I had a whole year with an empty planner when GraceNotes was a baby. I was still caught in the corporate “I must plan my day” mentality. But with my youngest, it was quite literally, impossible to plan. There was no schedule. I never knew when she would sleep, and subsequently, I never knew when I would sleep. For those of you who think I should’ve invested in one of the put-your-obnoxious-baby-on-a-schedule programs designed for infants like mine. It wasn’t going to happen. My husband’s work schedule is the same way, and what do you think I should do about that? Cry it out? Uh, no. At year-end, I went through my expensive Calendar Refill and found that my page-a-day, and two-page-a-week planner inserts were largely empty. Where does the time go? Later years were more successful, and once the littlest cherub was in school, keeping a planner was a breeze. Scheduling when homeschooling is much harder…
I know what you’re going to say, but frugality requires that I use a paper calendar. That and the battery life of my Android; and the irritating calendar software which will not enable one to change a simple regularly scheduled music lesson from 3 pm to 1 pm without having to delete the entire occurrence and re-enter the entire event. Really. I spent a very long time looking for a workaround, because I found it amazing that this very expensive phone couldn’t do something that simple.

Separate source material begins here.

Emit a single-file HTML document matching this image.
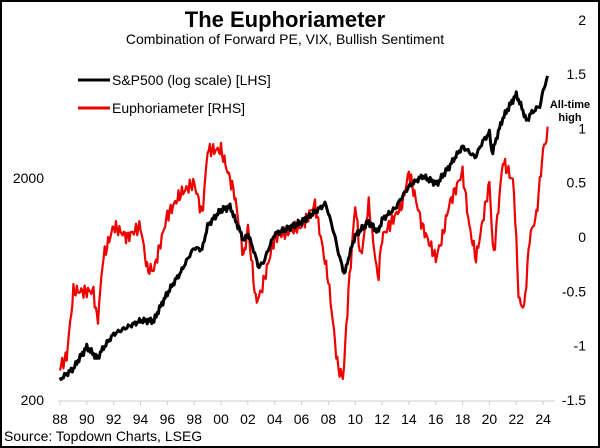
<!DOCTYPE html>
<html><head><meta charset="utf-8"><style>
html,body{margin:0;padding:0;background:#fff}
#c{position:relative;width:596px;height:444px;border:2px solid #000;overflow:hidden;font-family:"Liberation Sans",Arial,sans-serif}
</style></head><body><div id="c">
<svg id="s" width="596" height="444" viewBox="2 2 596 444" style="position:absolute;left:0;top:0">
<text x="285" y="27" font-size="22" font-weight="bold" text-anchor="middle">The Euphoriameter</text>
<text x="285" y="44" font-size="14" text-anchor="middle">Combination of Forward PE, VIX, Bullish Sentiment</text>
<line x1="78" y1="80" x2="110" y2="80" stroke="#000" stroke-width="3"/>
<text x="112" y="85" font-size="14">S&amp;P500 (log scale) [LHS]</text>
<line x1="78" y1="108" x2="110" y2="108" stroke="#e00" stroke-width="3"/>
<text x="112" y="113" font-size="14">Euphoriameter [RHS]</text>
<g font-size="14" text-anchor="end">
<text x="44" y="183">2000</text><text x="44" y="405">200</text>
</g>
<g font-size="14" text-anchor="end" id="ry"></g>
<line x1="58" y1="401" x2="555" y2="401" stroke="#ccc"/>
<g id="xt"></g>
<path id="eu" fill="none" stroke="#e00" stroke-width="2.2" stroke-linejoin="round"/>
<path id="sp" fill="none" stroke="#000" stroke-width="3" stroke-linejoin="round"/>
<text x="570" y="108" font-size="11" font-weight="bold" text-anchor="middle">All-time</text>
<text x="570" y="121" font-size="11" font-weight="bold" text-anchor="middle">high</text>
<text x="4" y="441" font-size="14">Source: Topdown Charts, LSEG</text>
</svg>
<script>
var ns="http://www.w3.org/2000/svg";
function X(t){return 60+(t-1988)*13.42}
var ry=document.getElementById('ry');
[[2,'2'],[1.5,'1.5'],[1,'1'],[0.5,'0.5'],[0,'0'],[-0.5,'-0.5'],[-1,'-1'],[-1.5,'-1.5']].forEach(function(a){var t=document.createElementNS(ns,'text');t.setAttribute('x',586);t.setAttribute('y',237-a[0]*108.6+5);t.textContent=a[1];ry.appendChild(t)});
var xt=document.getElementById('xt');
for(var y=1988;y<=2024;y+=2){var t=document.createElementNS(ns,'text');t.setAttribute('x',X(y));t.setAttribute('y',424);t.setAttribute('font-size',14);t.setAttribute('text-anchor','middle');t.textContent=String(y%100).padStart(2,'0');xt.appendChild(t);
var l=document.createElementNS(ns,'line');l.setAttribute('x1',X(y));l.setAttribute('x2',X(y));l.setAttribute('y1',401);l.setAttribute('y2',405);l.setAttribute('stroke','#ccc');xt.appendChild(l);}
var sp=[[1988,250],[1989,280],[1990,350],[1990.8,310],[1991,330],[1992,400],[1993,430],[1994,460],[1995,460],[1996,610],[1997,760],[1998,980],[1998.6,960],[1999,1230],[2000,1450],[2000.7,1500],[2001,1330],[2001.7,1050],[2002,1130],[2002.8,800],[2003.2,850],[2004,1130],[2005,1200],[2006,1280],[2007,1420],[2007.8,1550],[2008,1400],[2008.8,900],[2009.2,740],[2010,1110],[2011,1280],[2011.7,1150],[2012,1310],[2013,1480],[2014,1850],[2015,2060],[2016.1,1900],[2017,2270],[2018,2800],[2018.95,2500],[2019.5,2950],[2020,3230],[2020.2,2580],[2021,3750],[2022,4800],[2022.8,3600],[2023,3900],[2023.8,4300],[2024,5000],[2024.4,5900]];
var eu=[[1988,-1.2],[1988.5,-1.1],[1989,-0.5],[1990.5,-0.5],[1990.8,-0.8],[1991.2,-0.2],[1992,0.1],[1993,0.0],[1994,0.1],[1994.5,-0.3],[1995,-0.3],[1996,0.2],[1997,0.4],[1998,0.5],[1998.6,0.2],[1999,0.8],[2000,0.8],[2000.5,0.6],[2001,0.4],[2001.7,-0.2],[2002,0.1],[2002.6,-0.6],[2003,-0.5],[2004,0.0],[2005,0.05],[2006,0.1],[2007,0.3],[2008,-0.4],[2008.7,-1.2],[2009.1,-1.3],[2009.5,-0.5],[2010,0.3],[2010.4,-0.2],[2011,0.3],[2011.7,-0.4],[2012,0.0],[2013.5,0.3],[2014,0.6],[2015,0.1],[2016,-0.2],[2016.5,0.0],[2017,0.3],[2018,0.6],[2018.5,0.1],[2019,-0.2],[2020,0.5],[2020.3,-0.2],[2021,0.7],[2021.8,0.5],[2022.2,-0.6],[2022.6,-0.65],[2023,0.0],[2023.5,0.2],[2024,0.8],[2024.4,0.98]];
function interp(d,t){for(var i=0;i<d.length-1;i++){if(t<=d[i+1][0]){var f=(t-d[i][0])/(d[i+1][0]-d[i][0]);return d[i][1]+f*(d[i+1][1]-d[i][1]);}}return d[d.length-1][1]}
var p1='',p2='';
for(var t=1988;t<=2024.41;t+=1/12){
var v=interp(sp,t)*(1+0.02*Math.sin(t*37.1)+0.015*Math.sin(t*91.3));
var y=401-222*Math.log10(v/200);
p1+=(p1?'L':'M')+X(t).toFixed(1)+','+y.toFixed(1);
var e=interp(eu,t)+0.04*Math.sin(t*53.7)+0.03*Math.sin(t*121.1);
p2+=(p2?'L':'M')+X(t).toFixed(1)+','+(237-e*108.6).toFixed(1);}
document.getElementById('sp').setAttribute('d',p1);
document.getElementById('eu').setAttribute('d',p2);
</script>
</div></body></html>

Could paper be easier?
Now there are lots of “free printable” calendars all over the place on nifty designer-mom blogs, and thrifty frugal-mom blogs and fifty ways-to-organize-your-day-mom blogs. Clever layouts, large variety of formats, and helpful time-saving ideas! I’ve tried several. Printed them out. Filled out the first week. Made copies for an entire month. And…collapsed under the pressure of planning so much planning.
Then one day…in late December, I purchased a handsome, hardback 2012 Desk Diary with stitched, golden-edged pages, from Barnes and Nobles. It’s the one that features all of the lovely old book covers. I told no one. Quietly, unobtrusively, my evenings ended with a cup of Samurai Chai tea, my Desk Diary and a pencil. Always, a pencil. Reflecting on the day, my writing began to focus on what I accomplished, rather than what I needed to do. Oh to be sure, I noted upcoming events like library book due dates, and swimming lessons, but I noted what we did, where we went, and joyful things or beautiful things, and even…the weather! Not a lot of writing, just a jot or two to record the days doings. And it worked.
It’s April now, and while I occasionally have some catching up to do, particularly on those nights when exhaustion wins out, this Jotting the Day method seems to be a better way of keeping track of where the time goes, and what really happened. Instead of feeling burdened by the never-ending To Do’s, I end my day feeling satisfied, despite any tasks that weren’t accomplished. There are smiles to record and unscheduled happiness to comment upon. A husband with a twinkle in his eye waxes triumphant upon repairing the dishwasher. A boy comes home reporting a B on a particularly challenging Physics exam, and sharing about his great day on the water. A girl twirls around the room telling about a funny episode in class at co-op, before snuggling in for the Read-Aloud. Joys jotted down, but not crossed off, because they weren’t planned, the happiness just happened!
Planners have no space or line or square for unscheduled happiness.
Jotting the Day: Looking forward by looking back? It works.